Francisco Suarez, o maior discípulo de São Tomás, favorável a democracia popular

O reconhecimento da Igreja que as idéias de Suárez são as que melhor expressam a doutrina de Cristo é praticamente um ponto pacífico na Igreja. Pio XII elogiava Santo Tomás de Aquino e Suarez como as principais autoridades jurídicas da Igreja. Quando Suarez estava vivo e lecionava na Universidade Gregoriana, o papa Gregório XIII (que regeu a Igreja de 1572-1585) comparecia às aulas deste sacerdote, dando respaldo público (reconhecimento) à doutrina do Mestre de Coimbra.

A influência de Suarez foi veiculada também por mediações, como os textos do padre Genovesi, amplamente acolhidos em Portugal, no iluminismo português, de fundo católico, bem próximos de Suarez. Genovesi é uma estrela democrática e também do garantismo penal. 

A concepção de Suárez, exposta em várias obras, como “De Legibus” (Livro III, cap. 3), é uma continuação (uma explicitação, um desdobramento) da concepção dos Santos Padres e do tomismo. Isto foi demonstrado pelo grande abade Jacques Leclercq (1891-1971), professor em Lovaína (Bélgica), no livro “Lições de direito natural” (5 volumes, 1927-1937, no cap.
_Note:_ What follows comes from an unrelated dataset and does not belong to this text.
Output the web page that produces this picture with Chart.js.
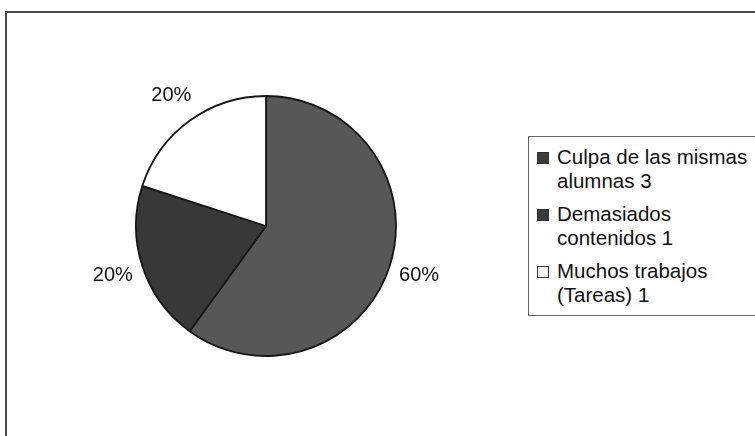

IV, do segundo tomo), tal como em “As linhas gerais da filosofia moral”.

As idéias de Suarez foram chamadas de teoria da translação ou da colação mediata do poder. Por esta teoria, o poder vem de Deus mediante o povo, mediante a sociedade, a natureza, a consciência das pessoas. No fundo, Leão XIII ensinou praticamente a mesma concepção, como será mostrado, já que adotava as premissas jusnaturalistas. Nos textos de Leão XIII há traços da teoria da translação e da designação e estas duas teorias são jusnaturalistas e democráticas.

A teoria da mediação era ensinada claramente por São João Crisóstomo (em seus comentários sobre a “Carta aos Romanos”, de São Paulo e na “Homília” XXIII), onde ensina que Deus é a causa primeira e última de tudo, mas o Criador age por mediações (pela criação), por causas secundárias, especialmente pela mediação das pessoas, do povo, da sociedade. O poder vem de Deus, mediante o povo, devendo o Estado ser um servo fiel do Povo. Estas idéias já estão em Cícero, Aristóteles, nos estóicos etc, tal como estavam na Bíblia. Cícero, por sua vez, obteve estas idéias dos gregos, especialmente de Platão, Aristóteles, dos estóicos, de Lísias e de Demóstenes (estes dois oradores eram seus modelos, como aponta no discurso “Brutus”, sobre a história da oratória em Roma).

A mediação da consciência das pessoas ocorre livremente, consensualmente, em torno do bem comum, sem violência ou mentiras. Há a mesma concepção nos livros mais importantes de Maurice Hauriou, como “Princípios de direito público” e “Précis de droit constitucional”. Esta idéia diretriz também está nos textos do dominicano Renard e em autores como Lemonyer O.P., Tonneau O.P., Troude (professor em Roen, França) e Delos O.P., que expuseram, no livro “Précis de sociologie” (Marseille, Éditions Publiroc, 1934, p. 313), a concepção de Suarez, resumindo tudo nas frases: “vox populi, vox Dei, omnis potestas a Deo… per populum” (“voz do povo, voz de Deus; todo poder vem de Deus… pelo, mediante o povo”).